Plus cocasse encore, M. Frédéric Lefebvre, pour nous montrer l'engagement décidé des pouvoirs publics, et de M. Sarkozy en particulier, dans cette voie vertueuse, vient de nous faire savoir - en sa qualité de porte-parole de l'UMP -  dans l'émission "Complément d'enquête", sur France 2, que le Président de la République, qui avait certes augmenté sa rémunération, on s'en souvient, de 170 %, va jusqu'à payer... son dentifrice... dans ses déplacements. Le propos est tellement ridicule qu'il laisse sans voix. Consigne ou zèle un peu trop débordant ?

Quoi qu'il en soit, et sur un registre beaucoup plus sérieux, les Français attendent de leurs gouvernants, quels qu'ils soient, qu'ils apportent enfin la démonstration réelle de leur engagement dans des comportements raisonnables et honnêtes. Est-ce trop exiger ? L'histoire a tout loisir, a posteriori, dans le calme recouvré, d'expliquer comment telles ou telles révoltes sont survenues et de disséquer leurs causes.
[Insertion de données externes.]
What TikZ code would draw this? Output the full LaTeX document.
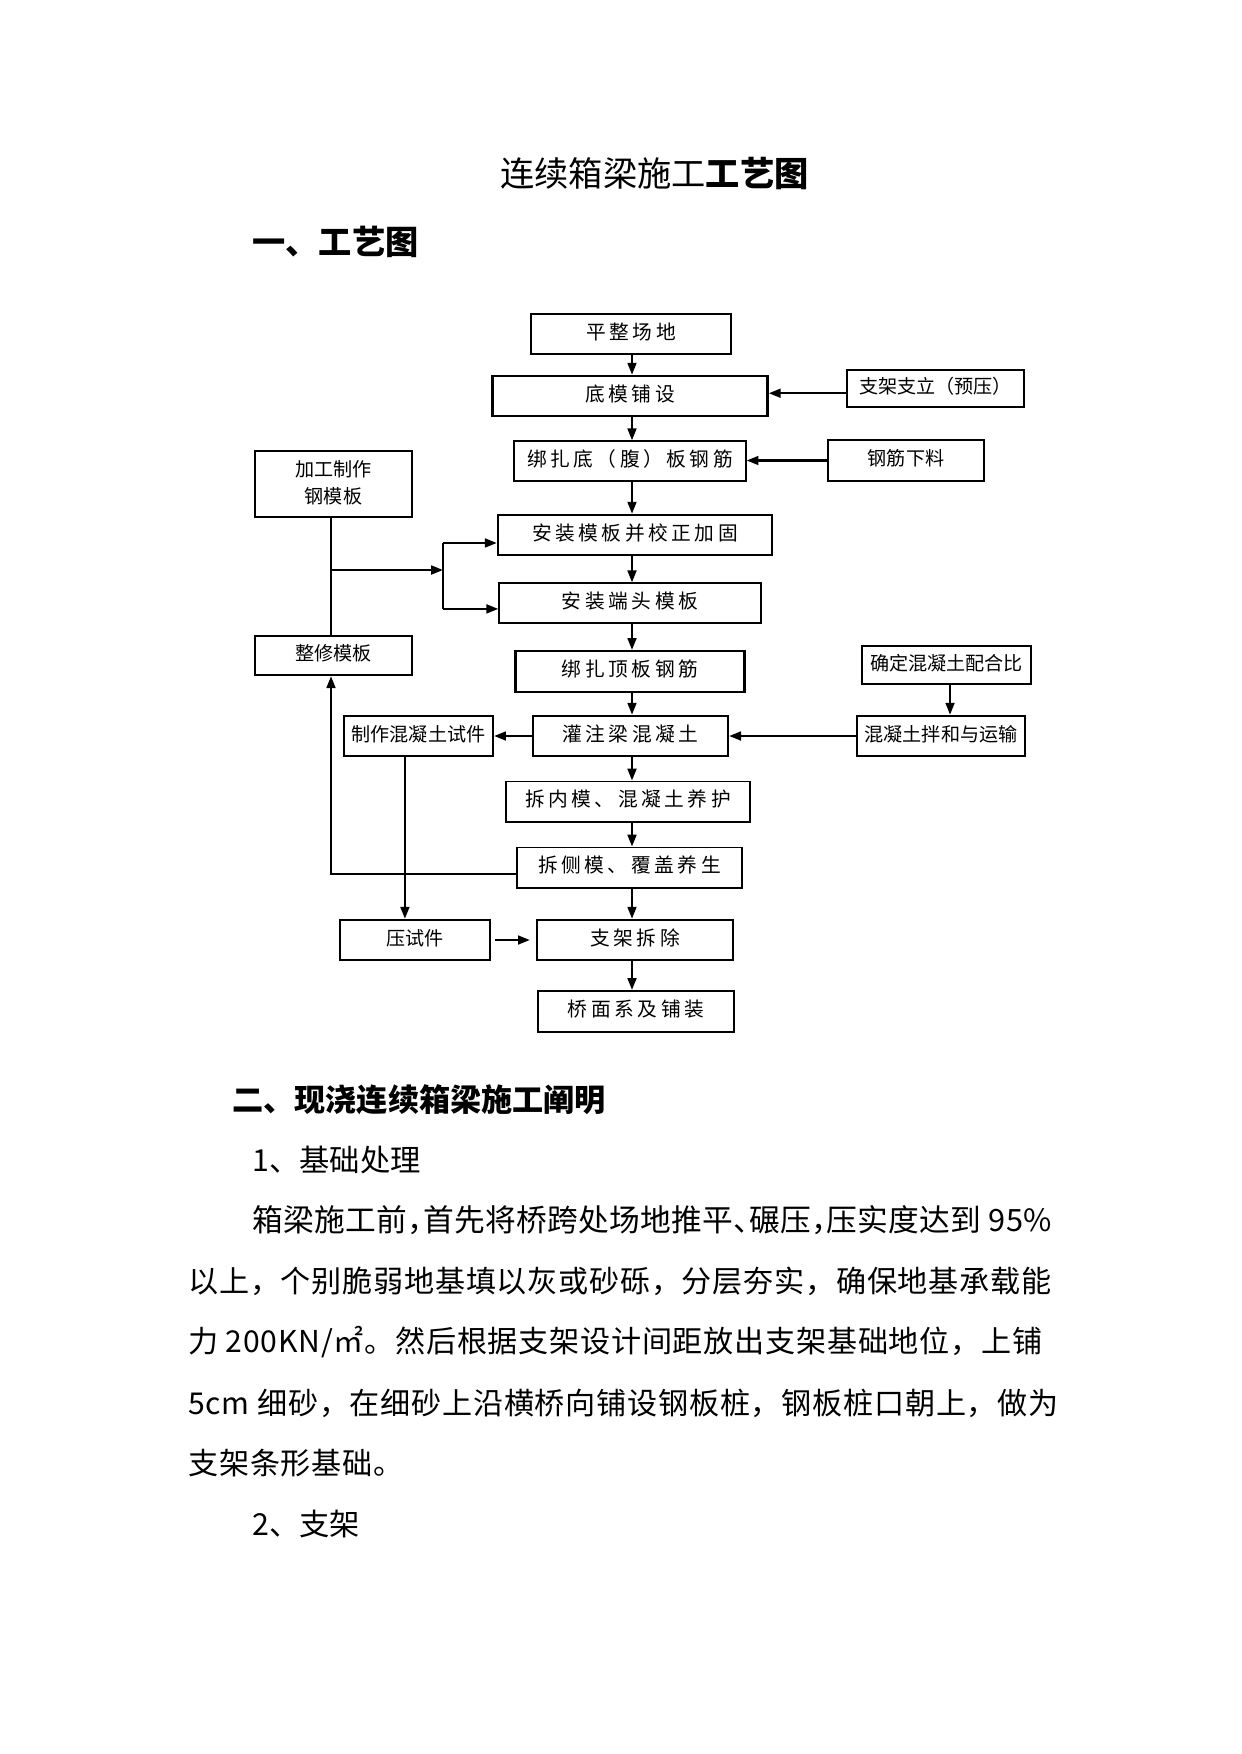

Elle apporte souvent cette constatation étonnante que ceux qui ont amassé sur la société, en même temps qu'ils ont sapé ses fondements, des masses de raucune, d'indignations et de révolte, sont les premiers surpris de ce que ces dernières explosent, à l'image de ces parents pourrisseurs de leurs enfants que leurs dégringolades prennent de court : "On n'avait pas voulu ça...". Non, ils ne l'ont pas voulu, mais il existe une loi de gravitation universelle en ces matières, analogue à celle de la physique.

Puissent nos gouvernants de hâter de prendre conscience de ses lois.